O protagonista, Padre O’Malley, parece um personagem pensado pelo “marketing” da Igreja Católica. Ele é bom demais para ser verdade – um traço que faz do personagem irreal e leva o filme junto no mesmo barco. No filme, ele é um padre de Saint Louis, convidado pelo “bispo” para ir à cidade de Nova York e supervisionar a revitalização da paróquia de St. Dominic. O pastor atual, Padre Fitzgibbon (Barry Fitzgerald, de Depois do Vendaval), ressente-se da chegada do Padre O’Malley no que ele considera ser seu território e saúda as ideias inovadoras do jovem com desdém mal disfarçado. Por fim, porém, o padre Fitzgibbon amolece e passa a respeitar e confiar no padre O’Malley. O novo sacerdote também dá várias contribuições valiosas para a comunidade como um todo. Ele incentiva um grupo local de jovens a concentrar seus esforços em cantar, em vez de roubo ou vandalismo. E ele nutre um romance entre um jovem banqueiro (James Brown, de Um Punhado de Bravos) e uma cantora ainda mais jovem (Jean Heather, de Pacto de Sangue). Ao longo do caminho, Padre O’Malley canta algumas músicas, incluindo uma canção de Natal e a vencedora do Oscar de Melhor Canção: Swinging on a Star.
O sucesso de O Bom Pastor levou à produção da mencionada sequência, mas Os Sinos de Santa Maria já estava em preparação antes mesmo do lançamento do primeiro longa. A única conexão entre os filmes é que ambos apresentam Crosby no mesmo papel. Uma pena, pois tudo que é mais interessante aqui está justamente nos demais personagens.

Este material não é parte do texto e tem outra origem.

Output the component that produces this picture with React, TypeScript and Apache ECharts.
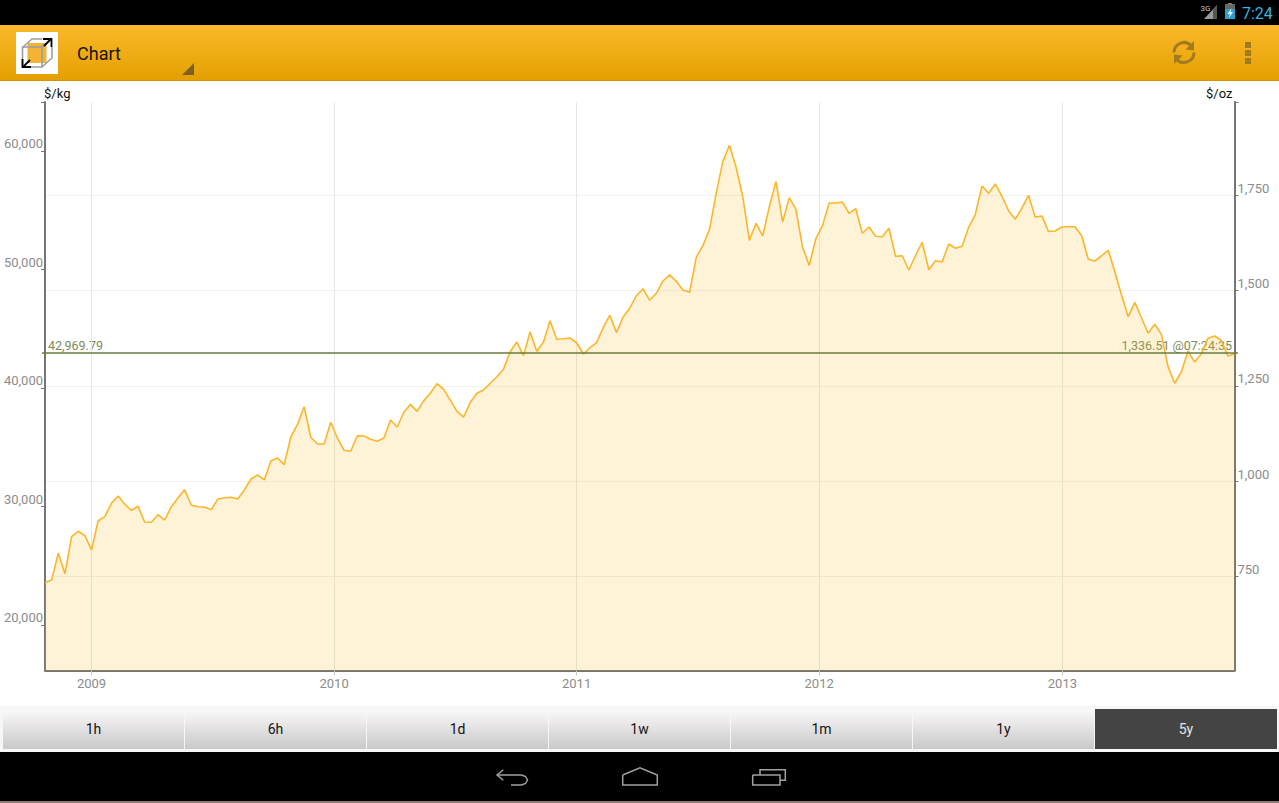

O Bom Pastor é dramaticamente inerte. A falta de qualquer conflito convincente torna a produção longa e um tanto tediosa. Sim, há momentos em que a música eleva a energia da coisa toda – mesmo aqueles que não reconhecem as músicas (como eu) ficarão pelo menos encantados com os vocais fortes e melódicos de Crosby – mas O Bom Pastor poderia ter usado pelo menos o dobro dos números musicais. Visto hoje, o filme parece uma produção pitoresca e antiquada que poderia ter sido esquecida há muito tempo. Se não fosse pelo Oscar de Melhor Filme, provavelmente teria sido.
O diretor Leo McCarey (Cupido é Moleque Teimoso) ganhou seu segundo prêmio de melhor direção pelo filme. A carreira de McCarey começou na era do cinema mudo e atingiu seu apogeu durante a década de 1930, quando trabalhou com quase todos os artistas conhecidos em Hollywood. Ele é mais lembrado por dirigir Duas Vidas, de 1939, e sua refilmagem mais conhecida, Tarde Demais para Esquecer, de 1957 (um de seus últimos filmes). Em termos de prêmios e resposta crítica, O Bom Pastor e sua sequência, representaram o melhor momento de McCarey.
Entender porque a produção teve uma recepção tão favorável em 1944 requer consideração não apenas de como as preferências mudaram ao longo dos anos, com a imensa fama de Bing Crosby diminuindo ao longo do tempo e o gênero de drama musical caindo em desuso, mas também do humor que o público buscava no filme. Quando ele estava em produção, os Estados Unidos estavam profundamente envolvidos na Segunda Guerra Mundial, e a vitória não era uma certeza. O Bom Pastor estreia em maio de 1944, um mês antes do Dia D. Os frequentadores dos cinemas naquela época não estavam interessados em dramas, mas em escapismo. Uma história sobre um padre de bom coração ajudando as pessoas era o tipo de produção amplamente aceita em meio a tantos conflitos globais.
O Bom Pastor não envelheceu muito bem e sua vitória no Oscar é quase embaraçosa, mas as circunstâncias atenuantes tornam compreensível como este filme venceu concorrentes tidos como mais dignos naquele ano, como Pacto de Sangue e À Meia Luz.